One of the ways to objectively determine the readiness of bituminous coke and to obtain coke with specified properties is the development of scientific and technological foundations for assessing the molecular and supramolecular structure of coke based on its specific electrical resistivity. A necessary condition for ensuring high-quality coke is its proper readiness, which is ultimately determined by the degree of order in the macromolecular structure in the form of graphite-like blocks. It has been proven that in this state, coke acquires semiconductor properties and its specific electrical resistivity decreases.
Coke for modern blast furnaces using pulverized coal fuel must have minimal specific electrical resistivity – no higher than 0.1 Ohm∙cm. For other applications, the specific electrical resistivity of coke should be higher. The main factor influencing the specific electrical resistivity of the produced coke is the final coking temperature, which indeed serves as an objective indicator characterizing the coke's readiness. As the final coking temperature increases, the supramolecular structure of the coke becomes more ordered, approaching the structure of graphite to some extent, which leads to a reduction in the coke’s specific electrical resistivity.
At the same time, there is an urgent need for a theoretical analysis of the processes that lead to changes in the electrical conductivity of coke. Such an analysis was carried out to justify the determination of the nature of the relationship between the coke's specific electrical resistivity and the final coking temperature. In turn, determining the numerical parameters of this relationship made it possible to establish a rational level of final coking temperature for producing coke for various uses, which has significant practical importance both for coke production and its application.

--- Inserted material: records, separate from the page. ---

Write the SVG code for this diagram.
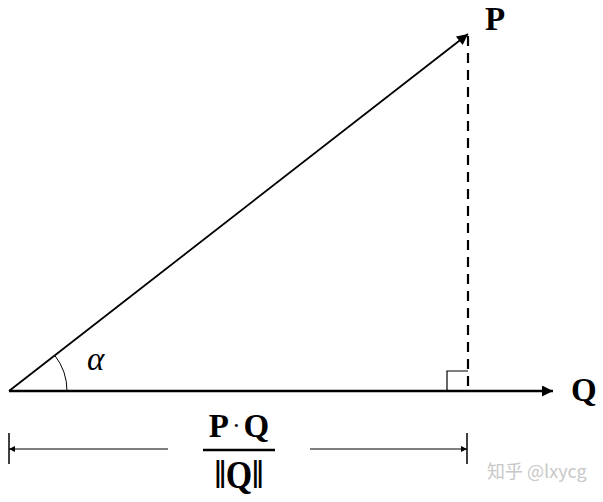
<svg xmlns="http://www.w3.org/2000/svg" width="603" height="502" viewBox="0 0 603 502">
<style>
.lbl{font-family:"Liberation Serif",serif;font-weight:bold;fill:#000}
.ln{stroke:#000;fill:none}
</style>
<defs>
<marker id="ah" viewBox="0 0 10 10" refX="10" refY="5" markerWidth="20" markerHeight="11" markerUnits="userSpaceOnUse" orient="auto">
<path d="M0,0 L10,5 L0,10 Z" fill="#000"/>
</marker>
<marker id="ahs" viewBox="0 0 10 10" refX="10" refY="5" markerWidth="10" markerHeight="6" markerUnits="userSpaceOnUse" orient="auto">
<path d="M0,0 L10,5 L0,10 Z" fill="#000"/>
</marker>
</defs>
<rect width="603" height="502" fill="#fff"/>
<g id="connectors">
<line class="ln" x1="9" y1="391" x2="468" y2="34" stroke-width="1.8" marker-end="url(#ah)"/>
<line class="ln" x1="9" y1="391" x2="553" y2="391" stroke-width="2.5" marker-end="url(#ah)"/>
<line class="ln" x1="468" y1="36" x2="468" y2="391" stroke-width="2.2" stroke-dasharray="10,7"/>
<path class="ln" d="M447,391 V371 H468" stroke-width="1.2"/>
<path class="ln" d="M67,391 A58,58 0 0 0 54.8,355.4" stroke-width="1"/>
<line class="ln" x1="9" y1="433" x2="9" y2="464" stroke-width="1.5"/>
<line class="ln" x1="467" y1="433" x2="467" y2="464" stroke-width="1.5"/>
<line class="ln" x1="168" y1="449" x2="9" y2="449" stroke-width="1.2" marker-end="url(#ahs)"/>
<line class="ln" x1="310" y1="449" x2="467" y2="449" stroke-width="1.2" marker-end="url(#ahs)"/>
</g>
<g id="label-P"><text class="lbl" x="485" y="30" font-size="33">P</text></g>
<g id="label-Q"><text class="lbl" x="571" y="401" font-size="33">Q</text></g>
<g id="label-alpha"><text x="87" y="370" font-size="33" font-style="italic" font-family="'Liberation Serif',serif">α</text></g>
<g id="fraction">
<text class="lbl" x="239" y="437" font-size="33" text-anchor="middle">P<tspan font-weight="normal" font-size="26" dx="3" dy="-3">·</tspan><tspan dx="3" dy="3">Q</tspan></text>
<line class="ln" x1="203" y1="450" x2="275" y2="450" stroke-width="2.5"/>
<text class="lbl" x="239" y="488" font-size="34" text-anchor="middle" transform="translate(239 488) scale(1 1.15) translate(-239 -488)">‖Q‖</text>
</g>
<g id="watermark"><text x="487" y="478" font-size="18" fill="#c8c8c8" font-family="Noto Sans CJK SC,sans-serif">知乎 @lxycg</text></g>
</svg>
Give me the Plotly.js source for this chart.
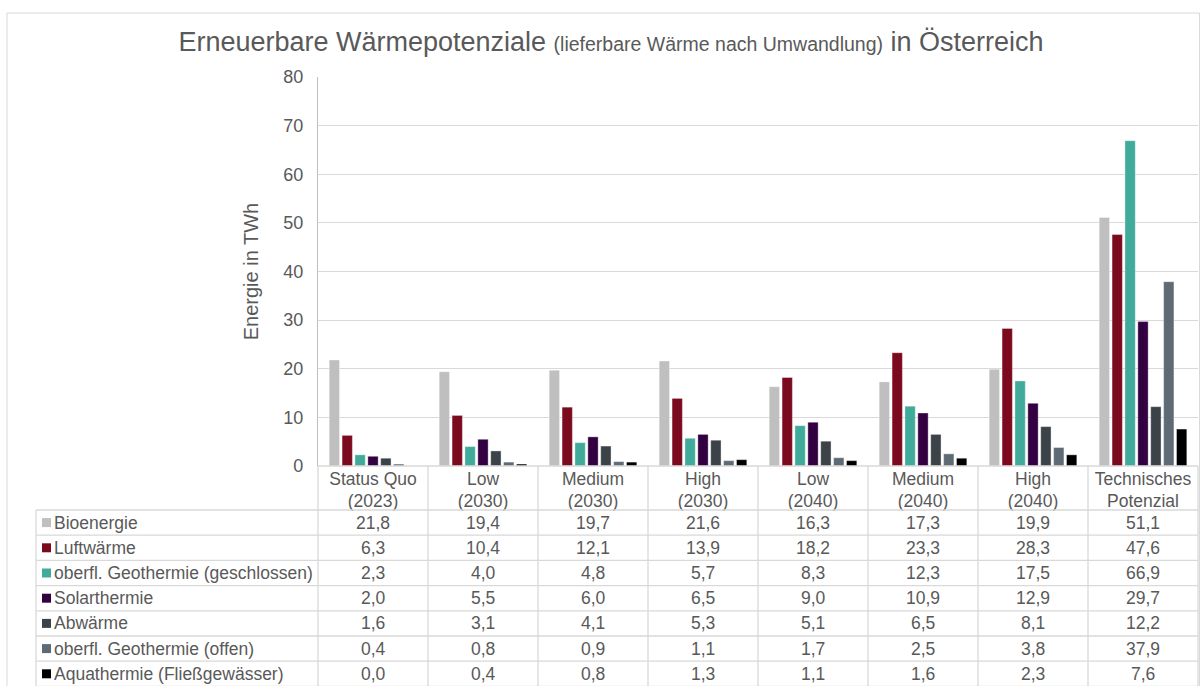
<!DOCTYPE html>
<html>
<head>
<meta charset="utf-8">
<script src="https://cdn.plot.ly/plotly-3.0.1.min.js"></script>
<style>html,body{margin:0;padding:0;background:#fff;}#chart{width:1203px;height:686px;}</style>
</head>
<body>
<div id="chart"></div>
<script>
// ---- data ----
const categories = ["Status Quo (2023)", "Low (2030)", "Medium (2030)", "High (2030)", "Low (2040)", "Medium (2040)", "High (2040)", "Technisches Potenzial"];
const tickLabels = ["Status Quo<br>(2023)", "Low<br>(2030)", "Medium<br>(2030)", "High<br>(2030)", "Low<br>(2040)", "Medium<br>(2040)", "High<br>(2040)", "Technisches<br>Potenzial"];
const seriesNames = ["Bioenergie", "Luftwärme", "oberfl. Geothermie (geschlossen)", "Solarthermie", "Abwärme", "oberfl. Geothermie (offen)", "Aquathermie (Fließgewässer)"];
const bioenergie = [21.8, 19.4, 19.7, 21.6, 16.3, 17.3, 19.9, 51.1];
const luftwaerme = [6.3, 10.4, 12.1, 13.9, 18.2, 23.3, 28.3, 47.6];
const geoGeschlossen = [2.3, 4.0, 4.8, 5.7, 8.3, 12.3, 17.5, 66.9];
const solarthermie = [2.0, 5.5, 6.0, 6.5, 9.0, 10.9, 12.9, 29.7];
const abwaerme = [1.6, 3.1, 4.1, 5.3, 5.1, 6.5, 8.1, 12.2];
const geoOffen = [0.4, 0.8, 0.9, 1.1, 1.7, 2.5, 3.8, 37.9];
const aquathermie = [0.0, 0.4, 0.8, 1.3, 1.1, 1.6, 2.3, 7.6];
const seriesValues = [bioenergie, luftwaerme, geoGeschlossen, solarthermie, abwaerme, geoOffen, aquathermie];
const colors = ["#BFBFBF", "#7B0A1E", "#40AB9A", "#330042", "#3B4248", "#5E6B75", "#000000"];

// ---- geometry helpers (layout only) ----
const W = 1203, H = 686;
const L = 318, R = 1198, T = 77, B = 466;
const px2x = p => (p - L) / (R - L);
const py2y = p => (B - p) / (B - T);
const rowTop = 510, rowH = 25.2;
const gridColor = "#D9D9D9";
const textColor = "#595959";
const font = "Liberation Sans, Arial, sans-serif";
const fs = 17.5;

const traces = seriesValues.map((vals, i) => ({
  type: "bar",
  name: seriesNames[i],
  x: categories,
  y: vals,
  marker: {color: colors[i], line: {color: "rgba(255,255,255,0.6)", width: 0.6}},
  hoverinfo: "y+name"
}));

const shapes = [];
const annotations = [];

// outer chart frame
shapes.push({type: "rect", xref: "paper", yref: "paper", x0: px2x(7), x1: px2x(1199.5), y0: py2y(700), y1: py2y(13),
  line: {color: gridColor, width: 1}, fillcolor: "rgba(0,0,0,0)", layer: "below"});

// table horizontal lines
for (let r = 0; r <= seriesNames.length; r++) {
  const y = rowTop + r * rowH;
  shapes.push({type: "line", xref: "paper", yref: "paper", x0: px2x(36), x1: px2x(R), y0: py2y(y), y1: py2y(y),
    line: {color: gridColor, width: 1.3}});
}
// x-axis / header top line
shapes.push({type: "line", xref: "paper", yref: "paper", x0: 0, x1: 1, y0: 0, y1: 0, line: {color: gridColor, width: 1.3}});
// left edge of table
shapes.push({type: "line", xref: "paper", yref: "paper", x0: px2x(36), x1: px2x(36), y0: py2y(rowTop), y1: py2y(700),
  line: {color: gridColor, width: 1.3}});
// category column separators
for (let c = 0; c <= categories.length; c++) {
  const x = c / categories.length;
  shapes.push({type: "line", xref: "paper", yref: "paper", x0: x, x1: x, y0: 0, y1: py2y(700),
    line: {color: gridColor, width: 1.3}});
}

// table row labels, keys and values
seriesNames.forEach((name, r) => {
  const yc = rowTop + r * rowH + rowH / 2;
  shapes.push({type: "rect", xref: "paper", yref: "paper", x0: px2x(42), x1: px2x(51), y0: py2y(yc + 4.5), y1: py2y(yc - 4.5),
    fillcolor: colors[r], line: {width: 0}});
  annotations.push({xref: "paper", yref: "paper", x: px2x(52), y: py2y(yc), text: name, showarrow: false,
    xanchor: "left", yanchor: "middle", font: {family: font, size: fs, color: textColor}});
  categories.forEach((cat, c) => {
    annotations.push({xref: "x", yref: "paper", x: cat, y: py2y(yc),
      text: seriesValues[r][c].toFixed(1).replace(".", ","), showarrow: false,
      xanchor: "center", yanchor: "middle", font: {family: font, size: fs, color: textColor}});
  });
});

const layout = {
  width: W, height: H,
  margin: {l: L, r: W - R, t: T, b: H - B, autoexpand: false},
  paper_bgcolor: "#FFFFFF", plot_bgcolor: "#FFFFFF",
  font: {family: font, color: textColor},
  title: {
    text: 'Erneuerbare Wärmepotenziale <span style="font-size:19.5px">(lieferbare Wärme nach Umwandlung)</span> in Österreich',
    font: {family: font, size: 27, color: textColor},
    xref: "container", yref: "container", x: 611 / W, xanchor: "center", y: 1 - 42 / H, yanchor: "middle"
  },
  showlegend: false,
  barmode: "group",
  bargap: 0.18,
  bargroupgap: 0.2,
  xaxis: {
    type: "category",
    tickvals: categories, ticktext: tickLabels,
    tickfont: {family: font, size: fs, color: textColor},
    showline: false, showgrid: false, ticks: "", fixedrange: true
  },
  yaxis: {
    range: [0, 80], dtick: 10, tick0: 0,
    showgrid: true, gridcolor: gridColor, gridwidth: 1.3,
    showline: true, linecolor: "#BFBFBF", linewidth: 1.3,
    zeroline: false, ticks: "",
    ticklabelstandoff: 10,
    tickfont: {family: font, size: 18, color: textColor},
    title: {text: "Energie in TWh", font: {family: font, size: 20, color: textColor}, standoff: 19}
  },
  shapes: shapes,
  annotations: annotations
};

Plotly.newPlot("chart", traces, layout, {displayModeBar: false, staticPlot: false});
</script>
</body>
</html>
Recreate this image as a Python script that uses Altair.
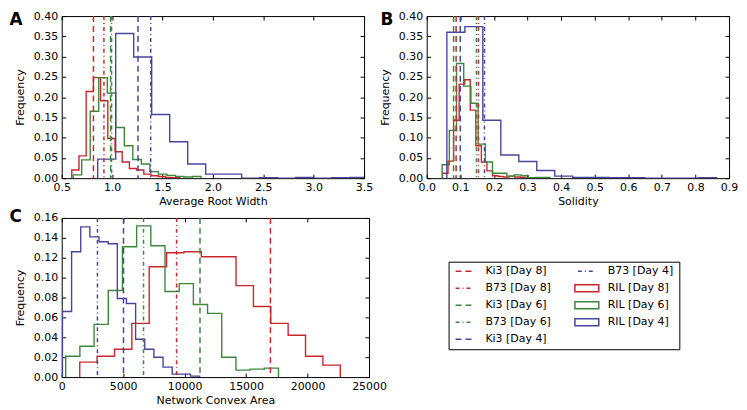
import altair as alt
import numpy as np
import pandas as pd

FONT = "DejaVu Sans"
RED, GREEN, BLUE = "#c8282c", "#3c873c", "#46469e"
DAYS = ["Day 8", "Day 6", "Day 4"]
DAY_COLORS = [RED, GREEN, BLUE]
KINDS = ["Ki3", "B73"]
KIND_DASH = [[6, 4], [4, 3, 1, 3]]

# ---------------- Panel A : Average Root Width ----------------
A_XTICKS = [0.5, 1.0, 1.5, 2.0, 2.5, 3.0, 3.5]
A_YTICKS = [0.00, 0.05, 0.10, 0.15, 0.20, 0.25, 0.30, 0.35, 0.40]
A_BINS = {"Day 8": (0.600, 1.672), "Day 6": (0.614, 1.882), "Day 4": (0.857, 3.536)}
A_RIL_D8 = [0.020, 0.055, 0.214, 0.248, 0.191, 0.098, 0.065, 0.040, 0.024, 0.020, 0.010, 0.006, 0.004, 0.002, 0.001]
A_RIL_D6 = [0.008, 0.045, 0.165, 0.248, 0.210, 0.125, 0.080, 0.046, 0.035, 0.016, 0.010, 0.007, 0.004, 0.003, 0.004]
A_RIL_D4 = [0.047, 0.357, 0.299, 0.157, 0.090, 0.035, 0.010, 0.010, 0.000, 0.001, 0.000, 0.002, 0.000, 0.001, 0.002]
A_KI3 = {"Day 8": 0.815, "Day 6": 0.985, "Day 4": 1.257}
A_B73 = {"Day 8": 0.919, "Day 6": 0.995, "Day 4": 1.383}

# ---------------- Panel B : Solidity ----------------
B_XTICKS = [0.0, 0.1, 0.2, 0.3, 0.4, 0.5, 0.6, 0.7, 0.8, 0.9]
B_YTICKS = A_YTICKS
B_BINS = {"Day 8": (0.047, 0.295), "Day 6": (0.046, 0.367), "Day 4": (0.060, 0.863)}
B_RIL_D8 = [0.012, 0.042, 0.143, 0.232, 0.243, 0.168, 0.080, 0.040, 0.018, 0.006, 0.004, 0.003, 0.005, 0.003, 0.002]
B_RIL_D6 = [0.033, 0.118, 0.283, 0.227, 0.185, 0.084, 0.040, 0.012, 0.012, 0.005, 0.008, 0.006, 0.001, 0.002, 0.002]
B_RIL_D4 = [0.360, 0.374, 0.143, 0.057, 0.041, 0.019, 0.005, 0.002, 0.002, 0.001, 0.001, 0.000, 0.000, 0.000, 0.001]
B_KI3 = {"Day 8": 0.0875, "Day 6": 0.080, "Day 4": 0.100}
B_B73 = {"Day 8": 0.154, "Day 6": 0.148, "Day 4": 0.172}

# ---------------- Panel C : Network Convex Area ----------------
C_XTICKS = [0, 5000, 10000, 15000, 20000, 25000]
C_YTICKS = [0.00, 0.02, 0.04, 0.06, 0.08, 0.10, 0.12, 0.14, 0.16]
C_BINS = {"Day 8": (1467, 22660), "Day 6": (326, 17634), "Day 4": (60, 11221)}
C_RIL_D8 = [0.015, 0.021, 0.028, 0.054, 0.111, 0.125, 0.126, 0.121, 0.121, 0.092, 0.071, 0.054, 0.042, 0.021, 0.012]
C_RIL_D6 = [0.021, 0.031, 0.053, 0.087, 0.131, 0.152, 0.132, 0.086, 0.094, 0.073, 0.064, 0.020, 0.007, 0.008, 0.009]
C_RIL_D4 = [0.066, 0.126, 0.151, 0.141, 0.136, 0.134, 0.079, 0.074, 0.038, 0.028, 0.020, 0.010, 0.003, 0.003, 0.001]
C_KI3 = {"Day 8": 16980, "Day 6": 11250, "Day 4": 5026}
C_B73 = {"Day 8": 9346, "Day 6": 6657, "Day 4": 2907}

# ---------------- Legend ----------------
LEG_LABELS = ["Ki3 [Day 8]", "B73 [Day 8]", "Ki3 [Day 6]", "B73 [Day 6]", "Ki3 [Day 4]",
              "B73 [Day 4]", "RIL [Day 8]", "RIL [Day 6]", "RIL [Day 4]"]


def hist_df(bins, freqs):
    rows = []
    for day, vals in zip(DAYS, freqs):
        lo, hi = bins[day]
        edges = np.linspace(lo, hi, len(vals) + 1)
        pts = [(edges[0], 0.0)] + list(zip(edges[:-1], vals)) + [(edges[-1], 0.0)]
        for i, (x, y) in enumerate(pts):
            rows.append({"day": day, "i": i, "x": float(x), "y": float(y)})
    return pd.DataFrame(rows)


def vline_df(ki3, b73):
    rows = []
    for day in DAYS:
        rows.append({"day": day, "kind": "Ki3", "x": ki3[day]})
        rows.append({"day": day, "kind": "B73", "x": b73[day]})
    return pd.DataFrame(rows)


color = alt.Color("day:N", scale=alt.Scale(domain=DAYS, range=DAY_COLORS), legend=None)


def panel(letter, ldx, ldy, hdf, vdf, xdom, xticks, xfmt, xtitle, ydom, yticks, width, height,
          lpad=3, tpad=4):
    xs = alt.Scale(domain=xdom, nice=False, zero=False)
    ys = alt.Scale(domain=ydom, nice=False, zero=False)
    tk = dict(tickSize=4, tickColor="black", tickWidth=1, offset=-4, domain=False, grid=False,
              labelOverlap=False, labelFlush=False)
    hist = alt.Chart(hdf).mark_line(interpolate="step-after", strokeWidth=1.4, clip=True).encode(
        x=alt.X("x:Q", scale=xs, axis=alt.Axis(values=xticks, format=xfmt, title=xtitle,
                                               labelPadding=lpad, titlePadding=tpad, **tk)),
        y=alt.Y("y:Q", scale=ys, axis=alt.Axis(values=yticks, format=".2f", title="Frequency",
                                               labelPadding=4, titlePadding=8, **tk)),
        color=color, detail="day:N", order="i:Q")
    vl = alt.Chart(vdf).mark_rule(strokeWidth=1.5).encode(
        x=alt.X("x:Q", scale=xs, axis=None),
        color=color,
        strokeDash=alt.StrokeDash("kind:N", scale=alt.Scale(domain=KINDS, range=KIND_DASH), legend=None))
    ghost = alt.Chart(hdf).mark_line(opacity=0).encode(
        x=alt.X("x:Q", scale=xs, axis=alt.Axis(
            orient="top", values=xticks, labels=False, title=letter,
            titleX=ldx, titleY=ldy, titleAlign="left", titleBaseline="alphabetic", titleAngle=0,
            titleFontSize=17, titleFontWeight="bold", titleColor="black", **tk)),
        y=alt.Y("y:Q", scale=ys, axis=alt.Axis(orient="right", values=yticks, labels=False, title=None, **tk)),
        detail="day:N", order="i:Q")
    return alt.layer(hist, vl, ghost).resolve_axis(x="independent", y="independent").properties(
        width=width, height=height)


A = panel("A", -53, 5, hist_df(A_BINS, [A_RIL_D8, A_RIL_D6, A_RIL_D4]), vline_df(A_KI3, A_B73),
          [0.5, 3.5], A_XTICKS, ".1f", "Average Root Width", [0, 0.4], A_YTICKS, 304, 163, 3, 3)
B = panel("B", -47, 5, hist_df(B_BINS, [B_RIL_D8, B_RIL_D6, B_RIL_D4]), vline_df(B_KI3, B_B73),
          [0.0, 0.9], B_XTICKS, ".1f", "Solidity", [0, 0.4], B_YTICKS, 304, 163, 3, 3)
C = panel("C", -53, 0, hist_df(C_BINS, [C_RIL_D8, C_RIL_D6, C_RIL_D4]), vline_df(C_KI3, C_B73),
          [0, 25000], C_XTICKS, "d", "Network Convex Area", [0, 0.16], C_YTICKS, 309, 160)

ldf = pd.DataFrame({
    "label": LEG_LABELS,
    "col": [i // 5 for i in range(len(LEG_LABELS))],
    "row": [i % 5 for i in range(len(LEG_LABELS))],
    "kind": [s.split(" ")[0] for s in LEG_LABELS],
    "day": [s[s.index("[") + 1:-1] for s in LEG_LABELS],
})
lx = alt.X("col:Q", scale=alt.Scale(domain=[0, 1], range=[16, 139]), axis=None)
ly = alt.Y("row:Q", scale=alt.Scale(domain=[0, 4], range=[9.5, 78]), axis=None)
base = alt.Chart(ldf)
ltxt = base.mark_text(align="left", baseline="middle", dx=21, font=FONT, fontSize=11, color="black").encode(
    x=lx, y=ly, text="label:N")
lki3 = base.transform_filter(alt.datum.kind == "Ki3").mark_point(
    shape="M-1,0L1,0", size=324, filled=False, strokeWidth=1.5, strokeDash=KIND_DASH[0], opacity=1).encode(
    x=lx, y=ly, color=color)
lb73 = base.transform_filter(alt.datum.kind == "B73").mark_point(
    shape="M-1,0L1,0", size=324, filled=False, strokeWidth=1.5, strokeDash=KIND_DASH[1], opacity=1).encode(
    x=lx, y=ly, color=color)
lril = base.transform_filter(alt.datum.kind == "RIL").mark_point(
    shape="M-1,-0.29L1,-0.29L1,0.29L-1,0.29Z", size=576, filled=False, strokeWidth=1.5, opacity=1).encode(
    x=lx, y=ly, color=color)
legend = alt.layer(ltxt, lki3, lb73, lril).properties(width=232, height=88)

# invisible spacer that pushes the legend box down inside its cell
spacer = alt.Chart(pd.DataFrame({"v": [0]})).mark_point(opacity=0, size=0).encode(
    x=alt.X("v:Q", axis=None), y=alt.Y("v:Q", axis=None)).properties(
    width=232, height=1, view=alt.ViewBackground(stroke="transparent"))
legend_cell = alt.vconcat(spacer, legend, spacing=41)

top = alt.hconcat(A, B, spacing=5)
bottom = alt.hconcat(C, legend_cell, spacing=61)
chart = alt.vconcat(top, bottom, spacing=0).configure_view(
    stroke="black", strokeWidth=1).configure_axis(
    labelFont=FONT, titleFont=FONT, labelFontSize=11, titleFontSize=11, titleFontWeight="normal",
    labelColor="black", titleColor="black").properties(padding=0)

chart.save("out.html", embed_options={"renderer": "svg", "actions": False})
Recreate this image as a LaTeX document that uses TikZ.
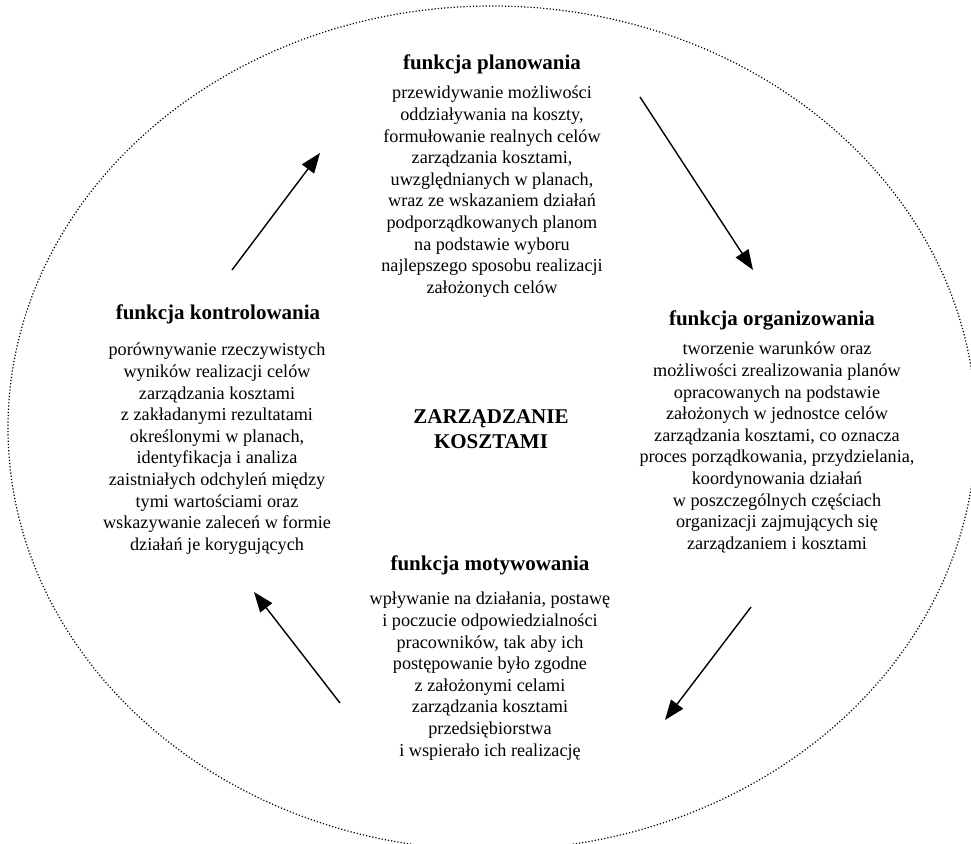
\documentclass[tikz,border=0pt]{standalone}
\usepackage{fontspec}
\setmainfont{Liberation Serif}
\usetikzlibrary{arrows.meta}

\tikzset{
  fnhead/.style={font=\fontsize{21}{25}\selectfont\bfseries, anchor=base, inner sep=0pt},
  fntext/.style={font=\fontsize{18.2}{21.6}\selectfont, align=center, anchor=north, inner sep=0pt},
  flow/.style={line width=1.4pt, -{Triangle[length=20pt,width=15pt]}}
}

\begin{document}
\begin{tikzpicture}[x=1pt,y=-1pt]
  \useasboundingbox (0,0) rectangle (971,843);
  \clip (0,0) rectangle (971,843);

  % outer ellipse
  \draw[dotted, line width=1.2pt] (492,428) ellipse [x radius=484, y radius=422];

  % planowanie
  \node[fnhead] (plan) at (492,70) {funkcja planowania};
  \node[fntext] (plantxt) at (492,86) {przewidywanie możliwości\\ oddziaływania na koszty,\\ formułowanie realnych celów\\ zarządzania kosztami,\\ uwzględnianych w planach,\\ wraz ze wskazaniem działań\\ podporządkowanych planom\\ na podstawie wyboru\\ najlepszego sposobu realizacji\\ założonych celów};

  % organizowanie
  \node[fnhead] (org) at (772,325) {funkcja organizowania};
  \node[fntext] (orgtxt) at (777,342) {tworzenie warunków oraz\\ możliwości zrealizowania planów\\ opracowanych na podstawie\\ założonych w jednostce celów\\ zarządzania kosztami, co oznacza\\ proces porządkowania, przydzielania,\\ koordynowania działań\\ w poszczególnych częściach\\ organizacji zajmujących się\\ zarządzaniem i kosztami};

  % motywowanie
  \node[fnhead] (mot) at (490,570) {funkcja motywowania};
  \node[fntext] (mottxt) at (490,592) {wpływanie na działania, postawę\\ i poczucie odpowiedzialności\\ pracowników, tak aby ich\\ postępowanie było zgodne\\ z założonymi celami\\ zarządzania kosztami\\ przedsiębiorstwa\\ i wspierało ich realizację};

  % kontrolowanie
  \node[fnhead] (kontr) at (218,319) {funkcja kontrolowania};
  \node[fntext] (kontrtxt) at (217,343) {porównywanie rzeczywistych\\ wyników realizacji celów\\ zarządzania kosztami\\ z zakładanymi rezultatami\\ określonymi w planach,\\ identyfikacja i analiza\\ zaistniałych odchyleń między\\ tymi wartościami oraz\\ wskazywanie zaleceń w formie\\ działań je korygujących};

  % srodek
  \node[fntext, font=\fontsize{21}{25}\selectfont\bfseries] (zk) at (491,409) {ZARZĄDZANIE\\ KOSZTAMI};

  % strzalki
  \coordinate (a1) at (640,97);
  \coordinate (b1) at (753,270);
  \coordinate (a2) at (751,607);
  \coordinate (b2) at (665,720);
  \coordinate (a3) at (340,703);
  \coordinate (b3) at (254,592);
  \coordinate (a4) at (232,270);
  \coordinate (b4) at (320,153);
  \draw[flow] (a1) -- (b1);
  \draw[flow] (a2) -- (b2);
  \draw[flow] (a3) -- (b3);
  \draw[flow] (a4) -- (b4);
\end{tikzpicture}
\end{document}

To objectively assess the specific electrical resistivity of coke, a two-probe method for measuring the resistance of coke powder was proposed. This method allows for obtaining a representative coke sample for resistance determination with minimal time and labor. The device for measuring the specific electrical resistivity of coke in accordance with DSTU 8831:2019 was improved, which significantly reduced the error of the obtained results and allowed the device to be used in studies of the dependence of coke's specific electrical resistivity on the final coking temperature.
As a result of theoretical studies, a well-founded hypothesis was proposed that coal is a dielectric due to the presence of a large number of σ-bonds (carbon in sp3- hybridization state) in the side chains of its macromolecule. That is, the width of the forbidden energy band is up to 6 eV. The electrons of these bonds are practically unable to reach the conduction band and become carriers of electric current. During coking, due to deep cracking, the macromolecules are almost completely stripped of their side chains, and the majority of carbon is present in the form of condensed polyaromatic structures (sp-hybridization of the carbon atoms' electron shells). In this state, half of the valence electrons participate in forming π-bonds, whose electron clouds are oriented perpendicular to the layers of the condensed carbon structures. These electrons are associated with a significantly smaller band gap (2 eV), are less tightly bound to atomic nuclei, and can relatively easily become carriers of electric current.
It was determined that the factors significantly affecting the specific electrical resistivity and conductivity of coke are governed by the general band theory of the physical structure of solids. According to the theoretical analysis, both intrinsic and impurity (extrinsic) conductivity of semiconductors increase rapidly with temperature, following an exponential law. This hypothesis was experimentally confirmed through laboratory coking of the industrial coal blend from PJSC “ZAPORIZHCOKS” in a laboratory furnace developed by SE “UКHIN” with electric heating.
The processing of the obtained experimental data allowed for the determination of the numerical characteristics of this dependence. A rational range of final coking temperatures was established for producing coke for different application purposes. For example, to obtain blast furnace coke with a specific electrical resistivity not exceeding 0.1 Ohm∙cm, the final coking temperature must be at least 957°C, which generally corresponds to standard practices in coke chemical production. To obtain blast furnace coke with even lower specific resistivity, a higher temperature is required, whereas for ferroalloy coke, which requires higher specific electrical resistivity, a lower coking temperature is appropriate.